When it comes to total yardage, that also includes return yardage from punts, kickoffs and missed field goals, as well as yards from scrimmage, Shatto accumulated a total of 15,725 yards. That put him second all-time in 1965 and since then he has dropped to only seventh place.

Shatto never surpassed 1,000 yards in a season either rushing or receiving. However, he averaged 1,136 yards per season in yards from scrimmage. His best seasons in running the ball came in 1958 and 1959 when he tallied 969 and 950 yards respectively. The former was a team record at the time according to official statistics. Also he never led the CFL or the Eastern Conference in rushing yards. Shatto's 6,958 rushing yards remains to this day an Argonaut team record and at the end of his career he was sixth all-time. He provided the Argos with 16 100-yard rushing games.

As a receiver Shatto accumulated 6,684 yards and his best season came in 1963 with 67 receptions for 945 yards and ten touchdowns. When he left the game he was the number two all-time receiver. He led the Eastern Conference in receptions in 1962 (47), 1963 (67) and 1964 (53).

Shatto was the Argos' nominee for the Most Outstanding Player Award in 1955, 1957–59, and 1962–64 and was the league's runner-up in 1955, 1958 and 1964. Plus he was an Eastern All-Star from 1956 to 1959 and 1961-64. He was named to the league's all-star squad (not started until 1962) in 1963 and 1964. Following press rumours of a possible trade to Montreal, on September 17, 1965, Shatto announced his decision to retire at the end of the 1965 CFL season. Toronto mayor Philip Givens declared October 16, 1965, the date of Shatto's last home game with the Argonauts, "Dick Shatto Day" in Toronto, and, at the player's request, the club donated the proceeds of the game to the building fund of the Hospital for Sick Children.

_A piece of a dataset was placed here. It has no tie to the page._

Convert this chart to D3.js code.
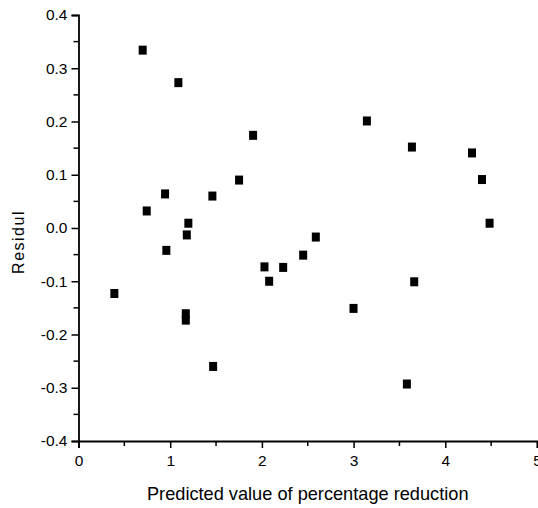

Once Shatto had retired as a player, he worked as a commentator for Argos and eventually became their marketing director, where he oversaw the team's highest ever attendance in 1975, which set a new record. He was inducted into the Canadian Football Hall of Fame in 1975 and spent a year as the Argos team general manager in 1978.

== Colour commentator and Argonauts general manager ==
From 1970 to 1973, Shatto was a colour commentator for the CFL on CTV.

In 1976, Shatto became general manager of the Argonauts. The Argonauts went 17-30-1 in Shatto's three seasons as general manager, making the playoffs once.

== Personal life and death ==
He was married to Lynne Shatto, whom he met when she was a cheer leader before the couple moved to Florida and had five children. One of his daughters, Cindy Shatto, represented Canada in 3 Metres Springboard diving at the 1974 British Commonwealth Games and in Women's 10 metre platform diving at the 1976 Summer Olympics.

Shatto died on February 4, 2003, from lung cancer, in New Port Richey, Florida. His ashes were spread over the site of old Exhibition Stadium.